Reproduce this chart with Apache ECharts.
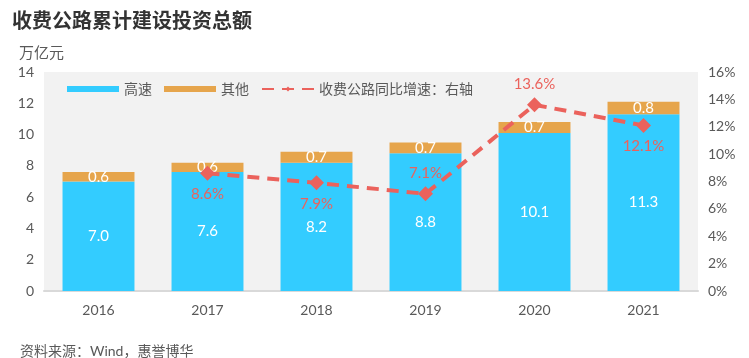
<!DOCTYPE html>
<html><head><meta charset="utf-8">
<script src="https://cdn.jsdelivr.net/npm/echarts@6/dist/echarts.min.js"></script>
<style>html,body{margin:0;padding:0;background:#fff}#c{width:749px;height:358px}</style>
</head><body><div id="c"></div>
<script>
const categories = ['2016','2017','2018','2019','2020','2021'];
const highway = [7.0, 7.6, 8.2, 8.8, 10.1, 11.3];
const other = [0.6, 0.6, 0.7, 0.7, 0.7, 0.8];
const growth = [null, 8.6, 7.9, 7.1, 13.6, 12.1];
const growthLabelPos = ['bottom','bottom','bottom','top','top','bottom'];
const leftTicks = [0,2,4,6,8,10,12,14];
const rightTicks = [0,2,4,6,8,10,12,14,16];

const FONT = 'Lato, "Noto Sans CJK SC", sans-serif';
const chart = echarts.init(document.getElementById('c'));
chart.setOption({
  animation: false,
  textStyle: {fontFamily: FONT},
  title: [
    {text: '收费公路累计建设投资总额', left: 7, top: 5,
     textStyle: {fontSize: 20, fontWeight: 'bold', color: '#333', fontFamily: '"Noto Sans CJK SC", sans-serif'}},
    {text: '万亿元', left: 14, top: 40,
     textStyle: {fontSize: 15, fontWeight: 'normal', color: '#595959', fontFamily: '"Noto Sans CJK SC", sans-serif'}},
    {text: '资料来源：Wind，惠誉博华', left: 15, top: 339,
     textStyle: {fontSize: 14, fontWeight: 'normal', color: '#595959', fontFamily: FONT}}
  ],
  legend: {
    left: 62, top: 77, itemWidth: 52, itemHeight: 6, itemGap: 12,
    textStyle: {fontSize: 14, color: '#595959', fontFamily: FONT},
    data: [
      {name: '高速', icon: 'rect'},
      {name: '其他', icon: 'rect'},
      {name: '收费公路同比增速：右轴'}
    ]
  },
  grid: {left: 44, right: 51, top: 72, bottom: 67, show: true, backgroundColor: '#F2F2F2', borderWidth: 0},
  xAxis: {
    type: 'category', data: categories,
    axisLine: {lineStyle: {color: '#D9D9D9', width: 2}},
    axisTick: {show: false},
    axisLabel: {fontSize: 14, color: '#595959', margin: 12}
  },
  yAxis: [
    {type: 'value', min: 0, max: 14, interval: 2, splitLine: {show: false},
     axisLabel: {fontSize: 14, color: '#595959', margin: 10}},
    {type: 'value', min: 0, max: 16, interval: 2, splitLine: {show: false},
     axisLabel: {fontSize: 14, color: '#595959', margin: 10, formatter: '{value}%'}}
  ],
  series: [
    {name: '高速', type: 'bar', stack: 's', data: highway, barWidth: '66%',
     itemStyle: {color: '#33CCFF'},
     label: {show: true, position: 'inside', color: '#fff', fontSize: 15, formatter: p => p.value.toFixed(1)}},
    {name: '其他', type: 'bar', stack: 's', data: other,
     itemStyle: {color: '#E6A54C'},
     label: {show: true, position: 'inside', color: '#fff', fontSize: 15, formatter: p => p.value.toFixed(1)}},
    {name: '收费公路同比增速：右轴', type: 'line', yAxisIndex: 1,
     data: growth.map((v, i) => ({value: v, label: {position: growthLabelPos[i]}})),
     symbol: 'diamond', symbolSize: 15,
     itemStyle: {color: '#EB625C'},
     lineStyle: {color: '#EB625C', width: 4, type: [12, 8]},
     label: {show: true, color: '#EB625C', fontSize: 15, distance: 6, formatter: p => p.value.toFixed(1) + '%'}}
  ]
});
</script></body></html>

» Required task
Restate the material word for word from its first line through the line containing "const rightTicks = [0,2,4,6,8,10,12,14,16];", both included; the pictures do not belong in it.

» Answer below
Reproduce this chart with Apache ECharts.
<!DOCTYPE html>
<html><head><meta charset="utf-8">
<script src="https://cdn.jsdelivr.net/npm/echarts@6/dist/echarts.min.js"></script>
<style>html,body{margin:0;padding:0;background:#fff}#c{width:749px;height:358px}</style>
</head><body><div id="c"></div>
<script>
const categories = ['2016','2017','2018','2019','2020','2021'];
const highway = [7.0, 7.6, 8.2, 8.8, 10.1, 11.3];
const other = [0.6, 0.6, 0.7, 0.7, 0.7, 0.8];
const growth = [null, 8.6, 7.9, 7.1, 13.6, 12.1];
const growthLabelPos = ['bottom','bottom','bottom','top','top','bottom'];
const leftTicks = [0,2,4,6,8,10,12,14];
const rightTicks = [0,2,4,6,8,10,12,14,16];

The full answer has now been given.